All of lore.kernel.org
 help / color / mirror / Atom feed
From: "Björn Töpel" <bjorn.topel@intel.com>
To: Magnus Karlsson <magnus.karlsson@gmail.com>,
	Maxim Mikityanskiy <maximmi@nvidia.com>
Cc: "Björn Töpel" <bjorn.topel@gmail.com>,
	"Alexei Starovoitov" <ast@kernel.org>,
	"Daniel Borkmann" <daniel@iogearbox.net>,
	"Network Development" <netdev@vger.kernel.org>,
	bpf <bpf@vger.kernel.org>,
	"Maxim Mikityanskiy" <maximmi@mellanox.com>,
	"Karlsson, Magnus" <magnus.karlsson@intel.com>,
	"David S. Miller" <davem@davemloft.net>,
	kuba@kernel.org, hawk@kernel.org,
	"John Fastabend" <john.fastabend@gmail.com>,
	intel-wired-lan <intel-wired-lan@lists.osuosl.org>
Subject: Re: [PATCH bpf-next 0/6] xsk: exit NAPI loop when AF_XDP Rx ring is full
Date: Tue, 8 Sep 2020 14:21:54 +0200	[thread overview]
Message-ID: <75146564-2774-47ac-cc75-40d74bea50d8@intel.com> (raw)
In-Reply-To: <CAJ8uoz3WbS7E1OiC5p8x+o48vwkN43R9JxMwvRvgVk4n3SNiZg@mail.gmail.com>

On 2020-09-08 13:37, Magnus Karlsson wrote:
> On Tue, Sep 8, 2020 at 12:33 PM Maxim Mikityanskiy <maximmi@nvidia.com> wrote:
>>
>> On 2020-09-04 16:59, Björn Töpel wrote:
>>> On 2020-09-04 15:53, Björn Töpel wrote:
>>>> This series addresses a problem that arises when AF_XDP zero-copy is
>>>> enabled, and the kernel softirq Rx processing and userland process
>>>> is running on the same core.
>>>>
>>> [...]
>>>>
>>>
>>> @Maxim I'm not well versed in Mellanox drivers. Would this be relevant
>>> to mlx5 as well?
>>
>> Thanks for letting me know about this series! So the basic idea is to
>> stop processing hardware completions if the RX ring gets full, because
>> the application didn't have chance to run? Yes, I think it's also
>> relevant to mlx5, the issue is not driver-specific, and a similar fix is
>> applicable. However, it may lead to completion queue overflows - some
>> analysis is needed to understand what happens then and how to handle it.
>>
>> Regarding the feature, I think it should be opt-in (disabled by
>> default), because old applications may not wakeup RX after they process
>> packets in the RX ring.
>

First of all; Max, thanks for some really good input as usual!

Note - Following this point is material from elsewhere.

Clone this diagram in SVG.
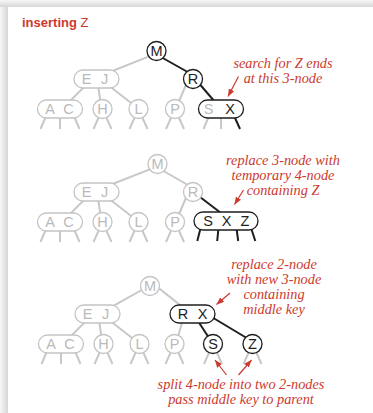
<svg xmlns="http://www.w3.org/2000/svg" width="373" height="413" viewBox="0 0 373 413">
<defs>
<linearGradient id="shL" x1="0" y1="0" x2="1" y2="0"><stop offset="0" stop-color="#f7f7f7"/><stop offset="1" stop-color="#d6d6d6"/></linearGradient>
<linearGradient id="shT" x1="0" y1="0" x2="0" y2="1"><stop offset="0" stop-color="#f7f7f7"/><stop offset="1" stop-color="#d6d6d6"/></linearGradient>
<marker id="ah" markerUnits="userSpaceOnUse" markerWidth="8" markerHeight="6" refX="7.5" refY="3" orient="auto"><path d="M0,0 L7.5,3 L0,6 z" fill="#cc3a2e"/></marker>
<style>
.gl{stroke:#c8c8c8;stroke-width:2;fill:none;stroke-linecap:butt}
.bl{stroke:#1e1e1e;stroke-width:2;fill:none}
.gn{fill:#fff;stroke:#c4c4c4;stroke-width:1.3}
.bn{fill:#fff;stroke:#1e1e1e;stroke-width:1.3}
.t{font-family:"Liberation Sans",Arial,sans-serif;font-size:14.5px;text-anchor:middle}
.gt{fill:#bababa}
.bt{fill:#1e1e1e}
.note{font-family:"Liberation Serif","Times New Roman",serif;font-style:italic;font-size:14.3px;fill:#cc3a2e;text-anchor:middle}
.ar{stroke:#cc3a2e;stroke-width:1.2;fill:none;marker-end:url(#ah)}
</style>
</defs>
<rect width="373" height="413" fill="#fff"/>
<rect x="0" y="0" width="8" height="413" fill="url(#shL)"/>
<rect x="0" y="0" width="373" height="7" fill="url(#shT)"/>
<rect x="8" y="7" width="365" height="406" fill="#fff"/>

<text x="22" y="26.5" font-family="Liberation Sans,Arial,sans-serif" font-size="13" fill="#cc3a2e"><tspan font-weight="bold">inserting</tspan> Z</text>

<!-- connectors -->
<g id="connectors">
 <!-- panel 1 -->
 <line class="gl" x1="156.5" y1="53.4" x2="108" y2="72.8"/>
 <line class="gl" x1="86" y1="85" x2="69" y2="102"/>
 <line class="gl" x1="98" y1="85" x2="100.5" y2="102"/>
 <line class="gl" x1="108" y1="85" x2="136" y2="106.7"/>
 <line class="gl" x1="188" y1="80" x2="177" y2="106"/>
 <line class="bl" x1="156.5" y1="54.5" x2="193" y2="75"/>
 <line class="bl" x1="197" y1="81" x2="215" y2="102"/>
 <path class="gl" d="M49,109 L40.5,129 M60,109 L60,129 M71,109 L79.5,129 M102.5,109 L93.5,129 M102.5,109 L111.5,129 M138.5,109 L129.5,129 M138.5,109 L147.5,129 M175,109 L166,129 M175,109 L184,129 M212,109 L203.5,129 M221,109 L221,129"/>
 <path class="bl" d="M231,109 L240,129"/>
 <!-- panel 2 -->
 <line class="gl" x1="157.5" y1="166.4" x2="108" y2="185.8"/>
 <line class="gl" x1="86" y1="198" x2="69" y2="215"/>
 <line class="gl" x1="98" y1="198" x2="100.5" y2="215"/>
 <line class="gl" x1="108" y1="198" x2="136" y2="219.7"/>
 <line class="gl" x1="188" y1="193" x2="177" y2="219"/>
 <line class="gl" x1="157.5" y1="167.5" x2="193" y2="188"/>
 <line class="bl" x1="196" y1="194" x2="221" y2="213"/>
 <path class="gl" d="M49,222 L40.5,242 M60,222 L60,242 M71,222 L79.5,242 M102.5,222 L93.5,242 M102.5,222 L111.5,242 M138.5,222 L129.5,242 M138.5,222 L147.5,242 M175,222 L166,242 M175,222 L184,242"/>
 <path class="bl" d="M201.1,226 L197.3,241 M218.7,226 L217.2,241 M236.2,226 L238.2,241 M250.4,226 L255.3,241"/>
 <!-- panel 3 -->
 <line class="gl" x1="148" y1="286.5" x2="112" y2="306.6"/>
 <line class="gl" x1="157" y1="286.7" x2="183" y2="307.4"/>
 <line class="gl" x1="87" y1="320" x2="70" y2="337"/>
 <line class="gl" x1="99" y1="320" x2="101.5" y2="337"/>
 <line class="gl" x1="109" y1="320" x2="137" y2="341.7"/>
 <line class="gl" x1="184" y1="316" x2="177" y2="340"/>
 <line class="bl" x1="196" y1="318" x2="211" y2="341"/>
 <line class="bl" x1="210" y1="316" x2="250" y2="340"/>
 <path class="gl" d="M50,344 L41.5,364 M61,344 L61,364 M72,344 L80.5,364 M103.5,344 L94.5,364 M103.5,344 L112.5,364 M139.5,344 L130.5,364 M139.5,344 L148.5,364 M174.5,344 L165.5,364 M174.5,344 L183.5,364 M213,344 L204,364 M213,344 L222,364 M252.5,344 L243.5,364 M252.5,344 L261.5,364"/>
 <!-- annotation arrows -->
 <line class="ar" x1="238.5" y1="76.5" x2="228" y2="96.5"/>
 <line class="ar" x1="243.5" y1="190" x2="234.5" y2="204.5"/>
 <line class="ar" x1="230" y1="293" x2="216.5" y2="304.5"/>
 <line class="ar" x1="226.5" y1="375" x2="215" y2="360"/>
 <line class="ar" x1="238.5" y1="375" x2="251.5" y2="360"/>
</g>

<!-- panel 1 nodes -->
<g id="p1-M"><circle class="bn" cx="156.5" cy="51" r="9.5"/><text class="t bt" x="156.5" y="56.2">M</text></g>
<g id="p1-EJ"><rect class="gn" x="74" y="70" width="45" height="18" rx="9"/><text class="t gt" x="86.5" y="84.2">E</text><text class="t gt" x="104.5" y="84.2">J</text></g>
<g id="p1-R"><circle class="bn" cx="193" cy="79" r="9.5"/><text class="t bt" x="193" y="84.2">R</text></g>
<g id="p1-AC"><rect class="gn" x="37.5" y="100" width="45" height="18" rx="9"/><text class="t gt" x="50" y="114.2">A</text><text class="t gt" x="68.5" y="114.2">C</text></g>
<g id="p1-H"><circle class="gn" cx="102.5" cy="109" r="9.5"/><text class="t gt" x="102.5" y="114.2">H</text></g>
<g id="p1-L"><circle class="gn" cx="138.5" cy="109" r="9.5"/><text class="t gt" x="138.5" y="114.2">L</text></g>
<g id="p1-P"><circle class="gn" cx="175" cy="109" r="9.5"/><text class="t gt" x="175" y="114.2">P</text></g>
<g id="p1-SX"><rect class="bn" x="198.5" y="100" width="45" height="18" rx="9"/><text class="t gt" x="208.5" y="114.2">S</text><text class="t bt" x="230" y="114.2">X</text></g>

<!-- panel 2 nodes -->
<g id="p2-M"><circle class="gn" cx="157.5" cy="164" r="9.5"/><text class="t gt" x="157.5" y="169.2">M</text></g>
<g id="p2-EJ"><rect class="gn" x="74" y="183" width="45" height="18" rx="9"/><text class="t gt" x="86.5" y="197.2">E</text><text class="t gt" x="104.5" y="197.2">J</text></g>
<g id="p2-R"><circle class="gn" cx="193" cy="192" r="9.5"/><text class="t gt" x="193" y="197.2">R</text></g>
<g id="p2-AC"><rect class="gn" x="37.5" y="213" width="45" height="18" rx="9"/><text class="t gt" x="50" y="227.2">A</text><text class="t gt" x="68.5" y="227.2">C</text></g>
<g id="p2-H"><circle class="gn" cx="102.5" cy="222" r="9.5"/><text class="t gt" x="102.5" y="227.2">H</text></g>
<g id="p2-L"><circle class="gn" cx="138.5" cy="222" r="9.5"/><text class="t gt" x="138.5" y="227.2">L</text></g>
<g id="p2-P"><circle class="gn" cx="175" cy="222" r="9.5"/><text class="t gt" x="175" y="227.2">P</text></g>
<g id="p2-SXZ"><rect class="bn" x="194" y="212" width="64" height="18" rx="9"/><text class="t bt" x="208" y="226.2">S</text><text class="t bt" x="226.5" y="226.2">X</text><text class="t bt" x="245" y="226.2">Z</text></g>

<!-- panel 3 nodes -->
<g id="p3-M"><circle class="gn" cx="150" cy="286" r="9.5"/><text class="t gt" x="150" y="291.2">M</text></g>
<g id="p3-EJ"><rect class="gn" x="75" y="305" width="45" height="18" rx="9"/><text class="t gt" x="87.5" y="319.2">E</text><text class="t gt" x="105.5" y="319.2">J</text></g>
<g id="p3-RX"><rect class="bn" x="170" y="305" width="45" height="18" rx="9"/><text class="t bt" x="183" y="319.2">R</text><text class="t bt" x="202.5" y="319.2">X</text></g>
<g id="p3-AC"><rect class="gn" x="38.5" y="335" width="45" height="18" rx="9"/><text class="t gt" x="51" y="349.2">A</text><text class="t gt" x="69.5" y="349.2">C</text></g>
<g id="p3-H"><circle class="gn" cx="103.5" cy="344" r="9.5"/><text class="t gt" x="103.5" y="349.2">H</text></g>
<g id="p3-L"><circle class="gn" cx="139.5" cy="344" r="9.5"/><text class="t gt" x="139.5" y="349.2">L</text></g>
<g id="p3-P"><circle class="gn" cx="174.5" cy="344" r="9.5"/><text class="t gt" x="174.5" y="349.2">P</text></g>
<g id="p3-S"><circle class="bn" cx="213" cy="344" r="9.5"/><text class="t bt" x="213" y="349.2">S</text></g>
<g id="p3-Z"><circle class="bn" cx="252.5" cy="344" r="9.5"/><text class="t bt" x="252.5" y="349.2">Z</text></g>

<!-- annotations -->
<text class="note" x="283" y="68">search for Z ends</text>
<text class="note" x="283" y="83">at this 3-node</text>
<text class="note" x="283" y="165">replace 3-node with</text>
<text class="note" x="283" y="180">temporary 4-node</text>
<text class="note" x="283" y="195">containing Z</text>
<text class="note" x="274" y="269">replace 2-node</text>
<text class="note" x="274" y="284">with new 3-node</text>
<text class="note" x="274" y="299">containing</text>
<text class="note" x="274" y="314">middle key</text>
<text class="note" x="241" y="389">split 4-node into two 2-nodes</text>
<text class="note" x="241" y="403.5">pass middle key to parent</text>
</svg>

> How about need_wakeup enable/disable at bind time being that opt-in,
> instead of a new option? It is off by default, and when it is off, the
> driver busy-spins on the Rx ring until it can put an entry there. It
> will not yield to the application by returning something less than
> budget. Applications need not check the need_wakeup flag. If
> need_wakeup is enabled by the user, the contract is that user-space
> needs to check the need_wakeup flag and act on it. If it does not,
> then that is a programming error and it can be set for any unspecified
> reason. No reason to modify the application, if it checks need_wakeup.
> But if this patch behaves like that I have not checked.
>

It does not behave exactly like this. If need_wakeup is enabled, the 
napi look exists, but if not the napi is rearmed -- so we'll get a less 
efficient loop. I'll need address this.

I'm leaning towards a more explicit opt-in like Max suggested. As Max 
pointed out, AF_XDP/XDP_TX is actually a non-insane(!) way of using 
AF_XDP zero-copy, which will suffer from the early exit.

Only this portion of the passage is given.